Says MG Parmeswaran, executive director and CEO, Draft FCB Ulka; "Advertisers were bullish until September.
It was post this that a huge slowdown set in and there was widespread reservation among clients." Such was the overall impact that the Rs 19600 crore Indian advertising industry's growth has fallen to only about 10% from the nearly 22% growth rate that it had enjoyed for the past two years. "The next year will also see the same trend. In fact, growth could go down to only about 6% for the whole of 2009," he adds.
However, some like Rohit Ohri, Managing Partner, JWT, feel that 2008 has been a mixed bag for them. "While some of our clients in the real estate, financial services and tourism sectors cut back on advertising, others in the telecom and consumer durables sector increased spends. Our billings have not been impacted and we have kept pace with our growth over the last three years." But he too admits that 2009 will be a tough year. Growth for the whole industry should be 9%-10%," he adds.
Most of 2008 also saw knee-jerk reactions by the industry with most major agencies freezing recruitments. With advertising from hitherto robust advertisers like auto and financial sector companies witnessing a drop of about 40%, agencies were forced to cut costs and make only critical replacements. Says Anita Nair, CEO, Havas Media; "We are pretty close to achieving our annual target.
Figures depicting advertising volumes tell the same story. According to data from TAM, while ad volumes on TV had a 23% growth (in seconds) in 2008 as compared to last year, radio advertising grew merely 12% (in seconds) and advertising volumes on print witnessed only 5% growth (in column centimeters) in the Jan-Nov period in 2008 as compared to the same period in 2007.
Clearly, media planners had a tough time convincing advertisers to spend, while professionals in creative verticals also had to implement cost cutting measures.
Says Shashi Sinha, CEO Lodestar Universal; "This has been a funny year.

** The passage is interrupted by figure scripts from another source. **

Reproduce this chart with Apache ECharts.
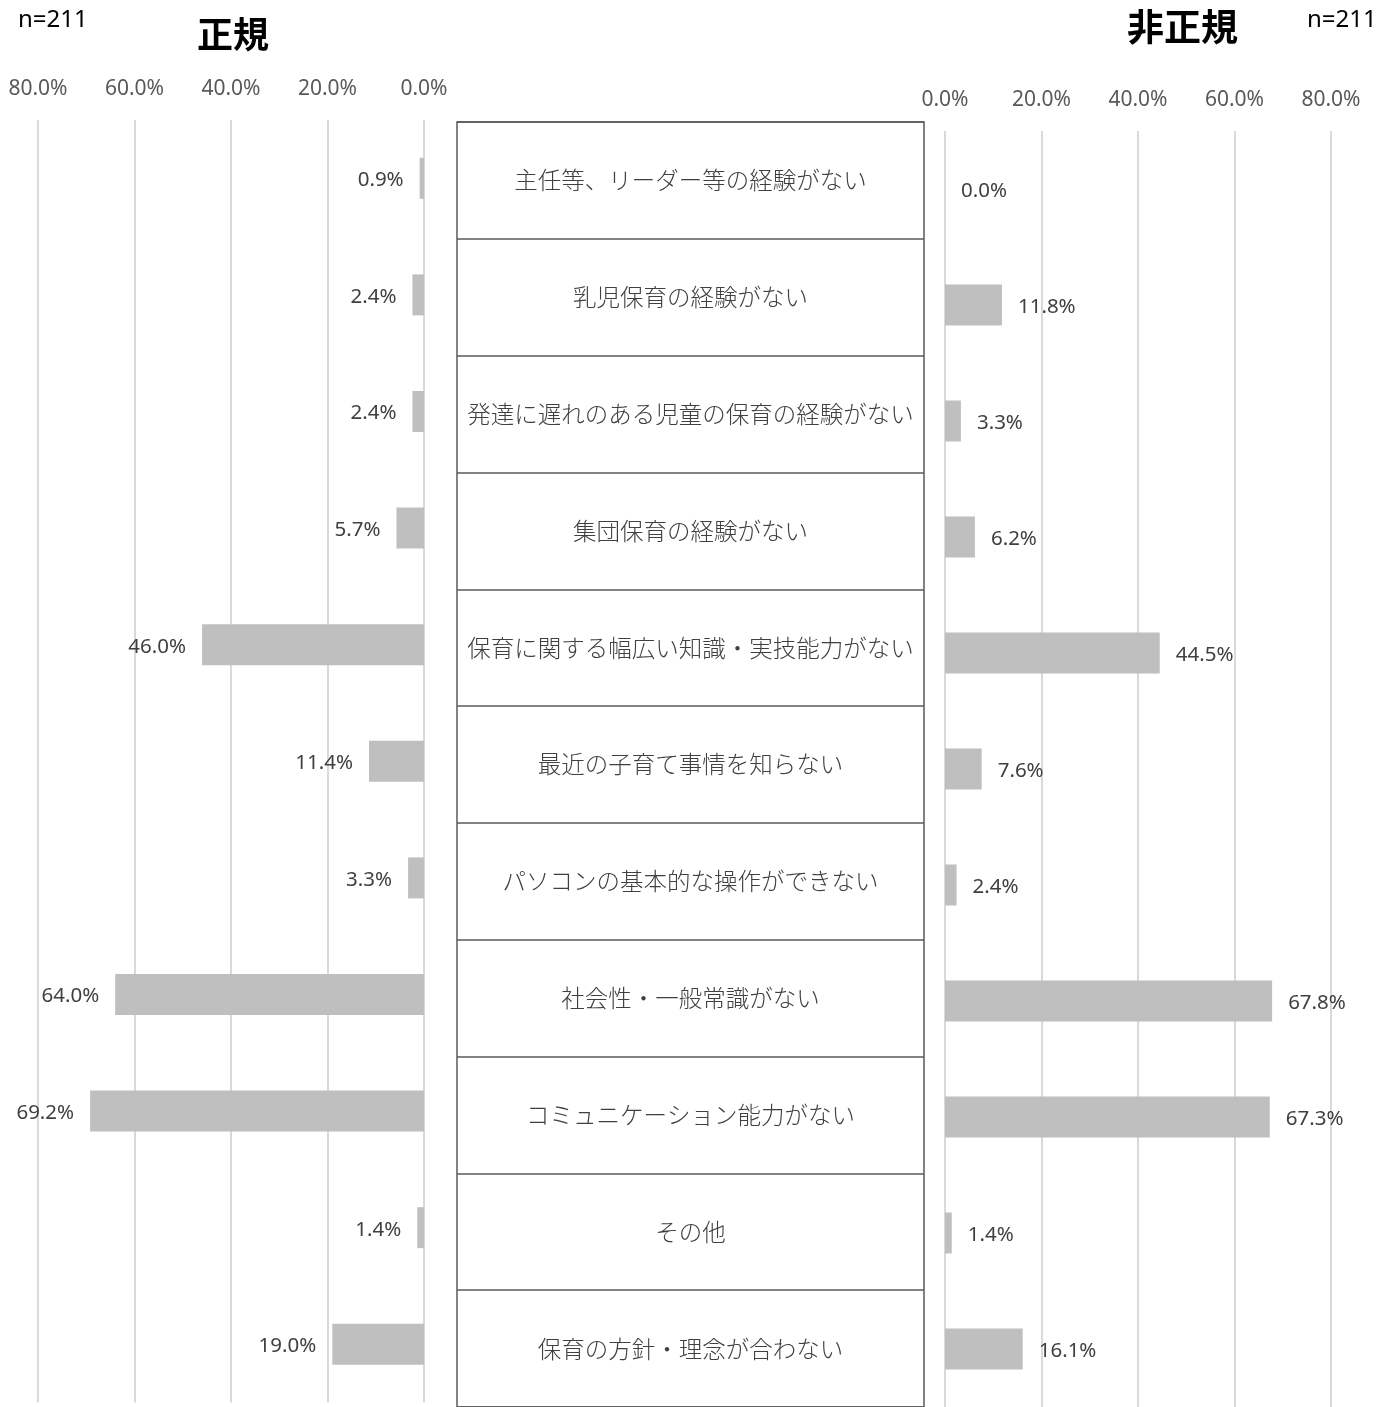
<!DOCTYPE html>
<html>
<head>
<meta charset="utf-8">
<script src="https://cdn.jsdelivr.net/npm/echarts@6/dist/echarts.min.js"></script>
<style>
html,body{margin:0;padding:0;background:#fff;}
#main{width:1382px;height:1407px;}
</style>
</head>
<body>
<div id="main"></div>
<script>
const categories = [
  '主任等、リーダー等の経験がない',
  '乳児保育の経験がない',
  '発達に遅れのある児童の保育の経験がない',
  '集団保育の経験がない',
  '保育に関する幅広い知識・実技能力がない',
  '最近の子育て事情を知らない',
  'パソコンの基本的な操作ができない',
  '社会性・一般常識がない',
  'コミュニケーション能力がない',
  'その他',
  '保育の方針・理念が合わない'
];
const seikiValues = [0.9, 2.4, 2.4, 5.7, 46.0, 11.4, 3.3, 64.0, 69.2, 1.4, 19.0];
const hiseikiValues = [0.0, 11.8, 3.3, 6.2, 44.5, 7.6, 2.4, 67.8, 67.3, 1.4, 16.1];
const axisTicks = [0, 20, 40, 60, 80];
const titleLeft = '正規';
const titleRight = '非正規';
const sampleNote = 'n=211';

const numFont = '"Noto Sans", "Open Sans", "Noto Sans CJK JP", sans-serif';
const jpFont = '"Noto Sans CJK JP", sans-serif';
const pct = v => v.toFixed(1) + '%';

const chart = echarts.init(document.getElementById('main'), null, {renderer: 'canvas'});

const valueAxis = (gridIndex, inverse) => ({
  type: 'value', gridIndex, inverse, position: 'top',
  min: axisTicks[0], max: axisTicks[axisTicks.length - 1], interval: 20,
  axisLine: {show: false}, axisTick: {show: false},
  axisLabel: {formatter: pct, fontSize: 21, color: '#595959', fontFamily: numFont, margin: 20},
  splitLine: {show: true, lineStyle: {color: '#D9D9D9', width: 2}}
});
const catAxis = (gridIndex) => ({
  type: 'category', gridIndex, data: categories, inverse: true,
  axisLine: {show: false}, axisTick: {show: false}, axisLabel: {show: false}, splitLine: {show: false}
});

chart.setOption({
  backgroundColor: '#fff',
  animation: false,
  graphic: [
    {type: 'text', left: 18, top: 8, style: {text: sampleNote, font: '24px ' + numFont, fill: '#000'}},
    {type: 'text', left: 1307, top: 8, style: {text: sampleNote, font: '24px ' + numFont, fill: '#000'}},
    {type: 'text', left: 197, top: 16, style: {text: titleLeft, font: 'bold 36px ' + jpFont, fill: '#000'}},
    {type: 'text', left: 1127, top: 8, style: {text: titleRight, font: 'bold 37px ' + jpFont, fill: '#000'}}
  ],
  grid: [
    {left: 38, width: 386, top: 120, height: 1282.6},
    {left: 945, width: 386, top: 131, height: 1282.6},
    {left: 457, width: 467, top: 122, height: 1290.3, show: true, borderColor: '#595959', borderWidth: 1.5, backgroundColor: 'transparent'}
  ],
  xAxis: [
    valueAxis(0, true),
    valueAxis(1, false),
    {type: 'value', gridIndex: 2, min: 0, max: 1, show: false}
  ],
  yAxis: [
    catAxis(0),
    catAxis(1),
    {
      type: 'category', gridIndex: 2, data: categories, inverse: true,
      axisLine: {show: false}, axisTick: {show: false},
      axisLabel: {show: true, align: 'center', margin: -233.5, fontSize: 23.5, fontWeight: 300, color: '#404040', fontFamily: jpFont},
      splitLine: {show: true, lineStyle: {color: '#595959', width: 1.5}}
    }
  ],
  series: [
    {
      type: 'bar', xAxisIndex: 0, yAxisIndex: 0, data: seikiValues, barWidth: 41,
      itemStyle: {color: '#BFBFBF'},
      label: {show: true, position: 'left', distance: 16, offset: [0, 2], formatter: p => pct(p.value), fontSize: 20.5, color: '#404040', fontFamily: numFont}
    },
    {
      type: 'bar', xAxisIndex: 1, yAxisIndex: 1, data: hiseikiValues, barWidth: 41,
      itemStyle: {color: '#BFBFBF'},
      label: {show: true, position: 'right', distance: 16, offset: [0, 2], formatter: p => pct(p.value), fontSize: 20.5, color: '#404040', fontFamily: numFont}
    }
  ]
});
</script>
</body>
</html>
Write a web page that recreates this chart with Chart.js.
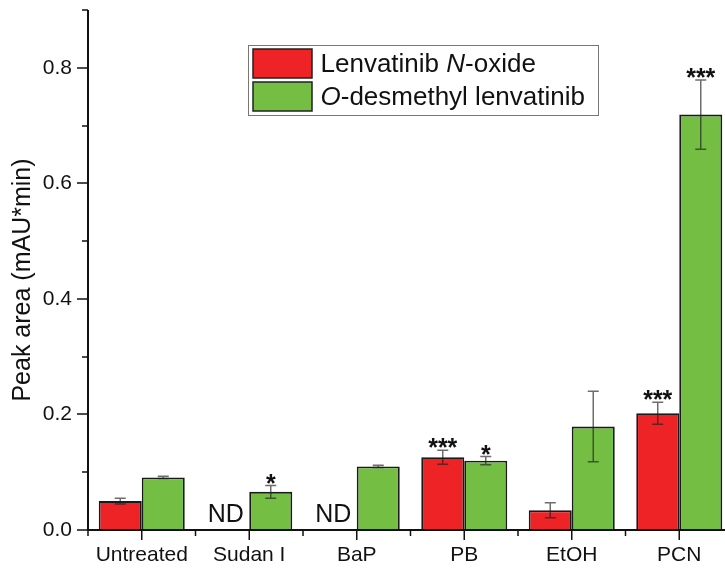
<!DOCTYPE html>
<html>
<head>
<meta charset="utf-8">
<script src="https://cdn.jsdelivr.net/npm/chart.js@4/dist/chart.umd.min.js"></script>
<style>
  html, body { margin: 0; padding: 0; background: #fff; overflow: hidden; }
  #wrap { width: 725px; height: 568px; overflow: hidden; }
</style>
</head>
<body>
<div id="wrap"><canvas id="c" width="740" height="568"></canvas></div>
<script>
const categories = ['Untreated', 'Sudan I', 'BaP', 'PB', 'EtOH', 'PCN'];
const nOxide = [0.050, null, null, 0.126, 0.034, 0.202];
const nOxideErr = [0.005, null, null, 0.012, 0.013, 0.019];
const nOxideMarks = ['', 'ND', 'ND', '***', '', '***'];
const desmethyl = [0.091, 0.066, 0.110, 0.120, 0.179, 0.719];
const desmethylErr = [0.002, 0.011, 0.002, 0.007, 0.061, 0.060];
const desmethylMarks = ['', '*', '', '*', '', '***'];
const yTickLabels = ['0.0', '0.2', '0.4', '0.6', '0.8'];
const yTickValues = [0, 0.2, 0.4, 0.6, 0.8];

const RED = '#EE2326';
const GREEN = '#74BE44';
const FONT = '"Liberation Sans", Arial, sans-serif';
const AXIS_LEFT = 88;

const decorPlugin = {
  id: 'decor',
  afterDatasetsDraw(chart) {
    const ctx = chart.ctx;
    const x = chart.scales.x, y = chart.scales.y;
    const errs = [nOxideErr, desmethylErr];
    const vals = [nOxide, desmethyl];
    const marks = [nOxideMarks, desmethylMarks];
    ctx.save();
    // error bars
    for (let d = 0; d < 2; d++) {
      const meta = chart.getDatasetMeta(d);
      meta.data.forEach((bar, i) => {
        const v = vals[d][i], e = errs[d][i];
        if (v == null || e == null) return;
        const cx = bar.x;
        const yt = y.getPixelForValue(v + e);
        const yb = y.getPixelForValue(v - e);
        ctx.strokeStyle = 'rgba(30,30,30,0.65)';
        ctx.lineWidth = 1.5;
        ctx.beginPath();
        ctx.moveTo(cx, yt); ctx.lineTo(cx, yb);
        ctx.moveTo(cx - 5.5, yt); ctx.lineTo(cx + 5.5, yt);
        ctx.moveTo(cx - 5.5, yb); ctx.lineTo(cx + 5.5, yb);
        ctx.stroke();
      });
    }
    // significance marks & ND
    ctx.fillStyle = '#111';
    ctx.textAlign = 'center';
    ctx.textBaseline = 'alphabetic';
    for (let d = 0; d < 2; d++) {
      const meta = chart.getDatasetMeta(d);
      meta.data.forEach((bar, i) => {
        const m = marks[d][i];
        if (!m) return;
        const cx = bar.x;
        if (m === 'ND') {
          ctx.font = '25px ' + FONT;
          ctx.fillText(m, cx - 2, y.getPixelForValue(0) - 8);
        } else {
          const v = vals[d][i], e = errs[d][i] || 0;
          ctx.font = 'bold 25px ' + FONT;
          ctx.fillText(m, cx, y.getPixelForValue(v + e) + 6);
        }
      });
    }
    // axes
    ctx.strokeStyle = '#111';
    ctx.lineWidth = 2;
    const y0 = y.getPixelForValue(0);
    ctx.beginPath();
    ctx.moveTo(AXIS_LEFT, y.getPixelForValue(0.9));
    ctx.lineTo(AXIS_LEFT, y0 + 1);
    ctx.moveTo(AXIS_LEFT - 1, y0);
    ctx.lineTo(chart.width, y0);
    ctx.stroke();
    // y ticks
    ctx.lineWidth = 1.5;
    ctx.beginPath();
    y.ticks.forEach(t => {
      const major = Math.round(t.value * 10) % 2 === 0;
      const len = major ? 11 : 6;
      const py = Math.round(y.getPixelForValue(t.value));
      ctx.moveTo(AXIS_LEFT - len, py); ctx.lineTo(AXIS_LEFT, py);
    });
    // x ticks
    const step = x.getPixelForValue(1) - x.getPixelForValue(0);
    categories.forEach((c, i) => {
      const px = x.getPixelForValue(i);
      ctx.moveTo(px, y0); ctx.lineTo(px, y0 + 10);
      ctx.moveTo(px - step / 2, y0); ctx.lineTo(px - step / 2, y0 + 6);
      ctx.moveTo(px + step / 2, y0); ctx.lineTo(px + step / 2, y0 + 6);
    });
    ctx.stroke();
    // y title
    ctx.save();
    ctx.translate(30, 280);
    ctx.rotate(-Math.PI / 2);
    ctx.font = '25px ' + FONT;
    ctx.textAlign = 'center';
    ctx.textBaseline = 'alphabetic';
    ctx.fillStyle = '#111';
    ctx.fillText('Peak area (mAU*min)', 0, 0);
    ctx.restore();
    // legend
    const lx = 248.5, ly = 45.5, lw = 350, lh = 70;
    ctx.fillStyle = '#fff';
    ctx.fillRect(lx, ly, lw, lh);
    ctx.strokeStyle = '#777';
    ctx.lineWidth = 1;
    ctx.strokeRect(lx, ly, lw, lh);
    const items = [
      { color: RED, parts: [['Lenvatinib ', false], ['N', true], ['-oxide', false]], top: 49 },
      { color: GREEN, parts: [['O', true], ['-desmethyl lenvatinib', false]], top: 82 }
    ];
    items.forEach(it => {
      ctx.fillStyle = it.color;
      ctx.fillRect(253, it.top, 59, 29);
      ctx.strokeStyle = '#222';
      ctx.lineWidth = 1.5;
      ctx.strokeRect(253, it.top, 59, 29);
      let tx = 320.5;
      ctx.fillStyle = '#111';
      ctx.textAlign = 'left';
      ctx.textBaseline = 'alphabetic';
      it.parts.forEach(([s, ital]) => {
        ctx.font = (ital ? 'italic ' : '') + '26px ' + FONT;
        ctx.fillText(s, tx, it.top + 23);
        tx += ctx.measureText(s).width;
      });
    });
    ctx.restore();
  }
};

new Chart(document.getElementById('c'), {
  type: 'bar',
  data: {
    labels: categories,
    datasets: [
      { label: 'Lenvatinib N-oxide', data: nOxide, backgroundColor: RED, borderColor: '#1a1a1a', borderWidth: 1.8 },
      { label: 'O-desmethyl lenvatinib', data: desmethyl, backgroundColor: GREEN, borderColor: '#1a1a1a', borderWidth: 1.8 }
    ]
  },
  options: {
    responsive: false,
    animation: false,
    devicePixelRatio: 1,
    layout: { padding: { top: 10, right: 7, left: 0, bottom: 0 } },
    datasets: { bar: { categoryPercentage: 0.8, barPercentage: 1.0 } },
    plugins: { legend: { display: false }, tooltip: { enabled: false } },
    scales: {
      x: {
        grid: { display: false, drawTicks: false },
        border: { display: false },
        ticks: { font: { family: FONT, size: 21 }, color: '#111', padding: 13, maxRotation: 0, autoSkip: false },
        afterFit: s => { s.height = 38; s.paddingLeft = 0; s.paddingRight = 0; }
      },
      y: {
        min: 0, max: 0.9,
        grid: { display: false, drawTicks: false },
        border: { display: false },
        ticks: {
          stepSize: 0.1,
          padding: 16,
          font: { family: FONT, size: 21 },
          color: '#111',
          callback: v => {
            const idx = yTickValues.findIndex(t => Math.abs(t - v) < 1e-6);
            return idx >= 0 ? yTickLabels[idx] : '';
          }
        },
        afterFit: s => { s.width = AXIS_LEFT; s.paddingTop = 0; s.paddingBottom = 0; }
      }
    }
  },
  plugins: [decorPlugin]
});
</script>
</body>
</html>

We set out targeting 20% growth, revised target to 7% to 8% in September but are ending up with about 13% growth. But the first half of next year will be bad as the slowdown will play out and also, advertisers are generally muted during elections."
Agrees McCann Worldgroup executive chairman Prasoon Joshi; "It has been an exceptional year for the agency as we have got 32 new businesses in 2008. It has been fulfilling. We also hired four creative directors in the agency. While some categories of advertisers cut down their advertising, our new businesses have kept us buoyant. Next year's picture will also clear out by March."